>> BEGIN

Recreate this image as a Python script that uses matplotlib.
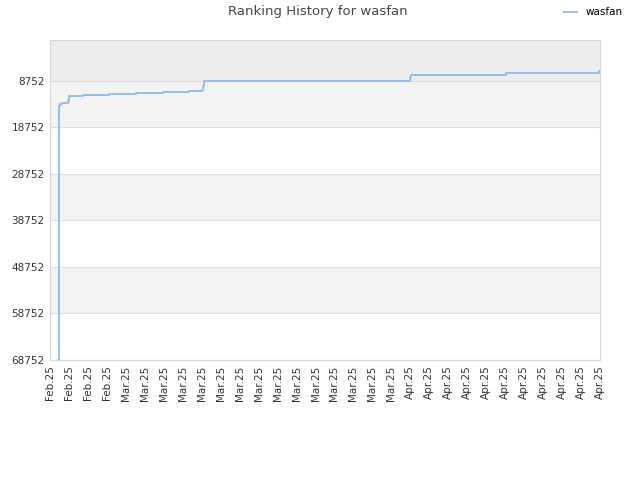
import matplotlib
matplotlib.use("Agg")
import matplotlib.pyplot as plt
import matplotlib.dates as mdates
import numpy as np
import pandas as pd

# ---------------- Data ----------------
dates = pd.to_datetime([
    "2025-02-22 22:30", "2025-02-22 23:00", "2025-02-23 01:10", "2025-02-23 03:50",
    "2025-02-23 08:00", "2025-02-23 23:45", "2025-02-24 02:30", "2025-02-25 15:30",
    "2025-02-28 12:45", "2025-03-03 12:30", "2025-03-06 12:15", "2025-03-09 09:20",
    "2025-03-10 19:10", "2025-03-10 21:50", "2025-03-11 01:10", "2025-04-02 20:40",
    "2025-04-02 23:15", "2025-04-13 11:45", "2025-04-23 17:45", "2025-04-23 21:36",
])
ranks = [
    68752, 15355, 14129, 13764,
    13549, 13204, 12129, 11914,
    11699, 11398, 11183, 11054,
    10688, 9979, 8902, 7900,
    7463, 7105, 6603, 6603,
]

x_start = pd.Timestamp("2025-02-22 00:00")
x_end = pd.Timestamp("2025-04-23 21:36")
n_ticks = 30
y_ticks = [8752, 18752, 28752, 38752, 48752, 58752, 68752]

# ---------------- Plot ----------------
fig = plt.figure(figsize=(6.4, 4.8), dpi=100)
ax = fig.add_axes([50 / 640, 120 / 480, 550 / 640, 320 / 480])

ax.axhspan(0, 8752, color="#ededed", zorder=0, lw=0)
for lo in (8752, 28752, 48752):
    ax.axhspan(lo, lo + 10000, color="#f3f3f3", zorder=0, lw=0)

ax.plot(dates, ranks, drawstyle="steps-post", color="#90c0f0", lw=1.4,
        label="wasfan", zorder=3)

ax.set_ylim(68752, 0)
ax.set_yticks(y_ticks)
ax.set_yticklabels([str(v) for v in y_ticks])
ax.set_xlim(x_start, x_end)

tick_dates = pd.date_range(x_start, x_end, periods=n_ticks)
ax.set_xticks(mdates.date2num(tick_dates))
ax.set_xticklabels([d.strftime("%b.%y") for d in tick_dates], rotation=90)

ax.grid(axis="y", color="#dedede", lw=0.8)
ax.set_axisbelow(True)
for s in ax.spines.values():
    s.set_color("#d8d8d8")
ax.tick_params(length=0, labelsize=7.5, colors="#333333", pad=4)

fig.suptitle("Ranking History for wasfan", x=0.497, y=0.99, fontsize=9.5,
             color="#444444")
fig.legend(loc="upper right", bbox_to_anchor=(0.987, 1.004), frameon=False,
           fontsize=7.5, handlelength=1.2, handletextpad=0.8)

fig.savefig("out.png", dpi=100)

>> END

Restate exactly, please, only the lines between the start of the data and the line containing "import pandas as pd", both ends included, skipping the pictures.

Task solution —
Recreate this image as a Python script that uses matplotlib.
import matplotlib
matplotlib.use("Agg")
import matplotlib.pyplot as plt
import matplotlib.dates as mdates
import numpy as np
import pandas as pd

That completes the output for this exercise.